I'm not sure it's always equivalent though? I agree it's a problem,
obviously if the server's going down you need to do something to
resolve that but hopefully we can work out some kind of best practice
/ code change in Taverna to help out as well.
David Withers is our developer for the biomart side of things, I now
know relatively little of how it works internally but I believe he's
on the list as well :)
Cheers,
Tom
ok, some more details about this problem. I hope we can work this out
together as we do not want
to ban anybody from doing anything but simply to optimize the access so
it is works in
an optimal way for taverna as well for us.
(apologies for the massive cross-posting but not sure what list all the
relevant people are subscribed to :))
please feel free to redirect, narrow down this discussion or even
reject if do not recognize taverna
request pattern :)
This should be going to taverna-hackers, everyone appropriate is on
there I think, add mart-dev if there are people your end who need to see it.
ok, here it goes:
BioMart central server went down twice after a series of over 100 000
requests coming from a single
source over a relatively short period of time. After analyzing the
access logs and contacting the guys who
were firing those requests it seems that they have originated from
taverna workflows.
the requests came in the following pattern:
<snip>
after further analyzing the logs it seems like those users wanted
sequences for a ~300 ensembl transcripts. This in itself is a perfectly
valid and sensible use case.
However, what is unclear to me is why it is necessary to request each
sequence individually and more importantly why for each query the
software
(taverna?) needs to undergo a full configuration (as above). surely
this could be done once and then be followed either by individual
queries if necessary or
better still by less queries doing requests in batches. This is
normally is a light weight and sensible request when done properly. For
a comparison
I enclose below an example of exactly the same usage but sent as a
single query and a small perl script which quickly and harmlessly
retrieves it from our web-service so you can run and compare.

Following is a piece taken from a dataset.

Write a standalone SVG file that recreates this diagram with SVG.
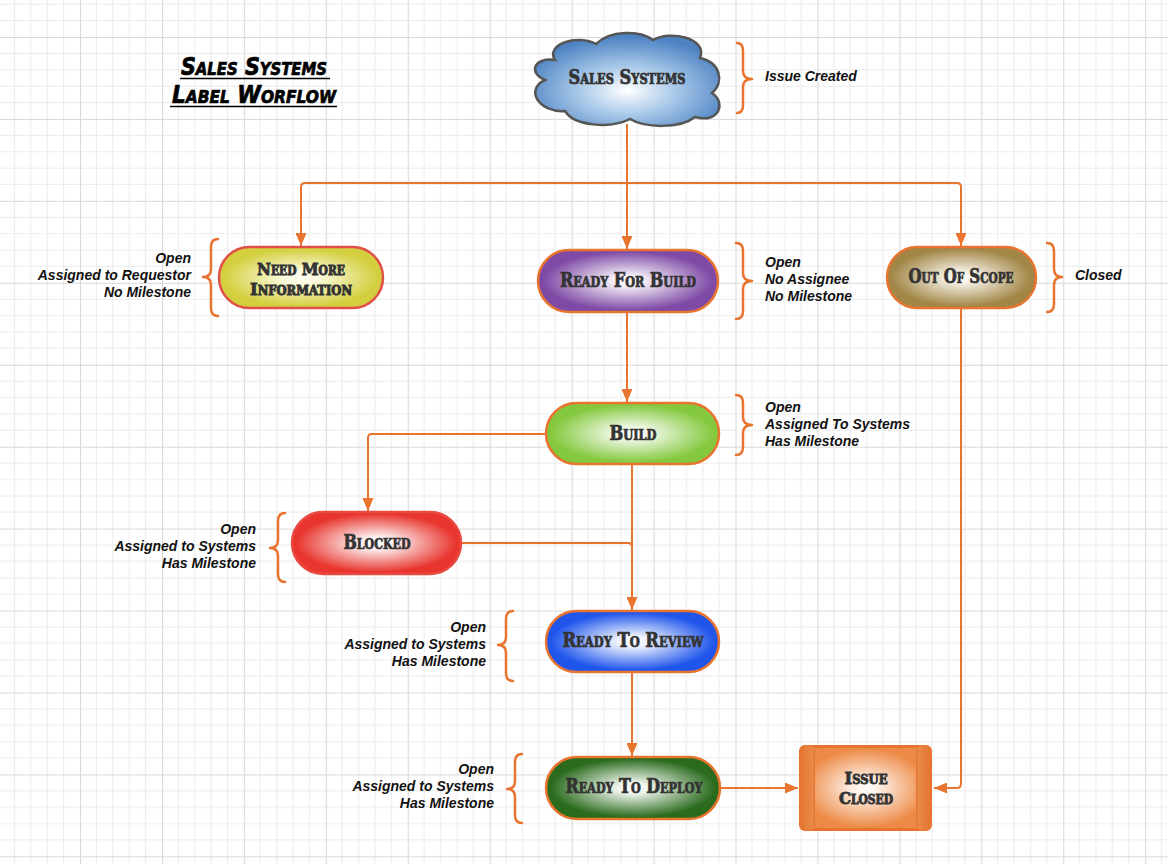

In this case that sounds plausible, the time when you want to run one
query per identifier is where you're getting more than one result
returned and want to maintain the mapping from input to output. This
could be done by altering the workflow as well but the most obvious way
to use the biomart process within taverna will tend to make lots of
distinct queries.
The issue with retrieval of dataset configs has I think been fixed in
CVS but David can confirm or deny that. That should massively reduce the
number of queries once we deploy the new code.
Cheers,
Tom